Are Frameworks Really Open to Small Businesses?

Are frameworks just for big suppliers?

It is a common belief, but it is not accurate. Many frameworks have lots that are well suited to smaller, specialist suppliers. The Procurement Act 2023 has reinforced the expectation that buyers consider SME participation when designing their frameworks, and a number of procurement bodies actively try to include smaller businesses — particularly on regional or more specialist frameworks. That said, some large national frameworks do set requirements (turnover thresholds, levels of insurance, breadth of service) that smaller businesses cannot meet. The answer is to target the frameworks that fit your actual size and capability, rather than writing off the entire route.

What are the real pros and cons for a small supplier?

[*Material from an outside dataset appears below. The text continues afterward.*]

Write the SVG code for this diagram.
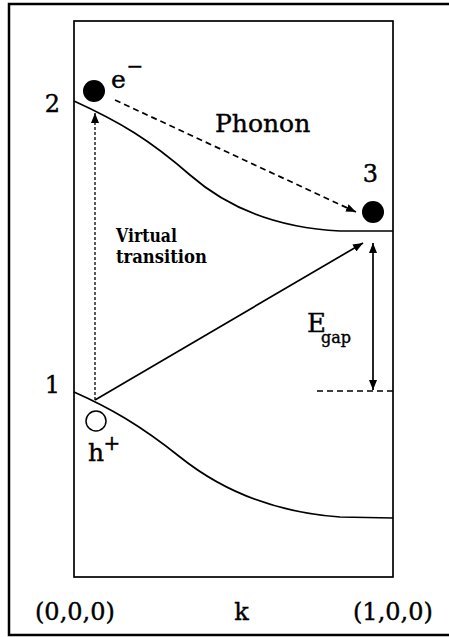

Let us be straight about both sides:

  • Pros: Once you are on a framework, the barrier to winning each piece of work is lower than a full open tender. Buyers trust your credentials have already been checked. You get visibility with public sector buyers who might not otherwise know you exist.
  • Cons: Getting onto a framework in the first place requires effort — often a substantial bid. Frameworks run for a fixed period (typically two to four years), so if you miss the window to apply, you may have to wait. There is no work guaranteed, and some frameworks see very little activity in certain lots.

How Do You Get on a Framework?

How do I find frameworks that are open for applications?

Frameworks are advertised as contract notices on the central digital procurement platform and predecessor sites. You can search by category, sector, or region. Procurement bodies like Crown Commercial Service also publish information about upcoming frameworks on their own websites, so it is worth following the ones most relevant to your sector. Setting up alerts for the types of contracts you are interested in means you are less likely to miss an opportunity window.

What does applying to a framework involve?

The process varies depending on the framework and the contracting authority running it. Typically you will be asked to:

  1. Complete a selection questionnaire covering your company details, financial standing, and relevant experience.
  2. Demonstrate technical and professional ability — often through case studies, qualifications, or accreditations.
  3. Submit a pricing schedule or rate card for the lot(s) you are applying for.
  4. Provide supporting policies and documents (health and safety, equality, environmental, data protection).

The level of detail required can be significant, so treat a framework application like a proper bid — not something to dash off in an afternoon.

What about Dynamic Purchasing Systems?

A Dynamic Purchasing System (DPS) is similar to a framework but with one important difference: new suppliers can join at any point during its life, not just at the beginning. This makes them more accessible for smaller businesses that might miss a framework window. If you want to understand DPS in more detail, our article on Dynamic Purchasing Systems covers how they work. And if you are still getting to grips with public sector bidding generally, our guide on winning your first government contract is a good starting point.

Quick Myth-Busting Summary

  • Myth: Frameworks guarantee you work. Reality: They make you eligible for work. You still have to win call-offs.
  • Myth: Frameworks are only for large businesses. Reality: Many lots and regional frameworks are well suited to specialist SMEs.
  • Myth: You have to be on a framework to sell to the public sector. Reality: Many contracts are procured outside frameworks, especially at lower values.
  • Myth: If you miss the application window, that is it forever. Reality: Frameworks expire and are re-procured. Missing one version means waiting, not missing out permanently — and DPS systems can be joined at any time.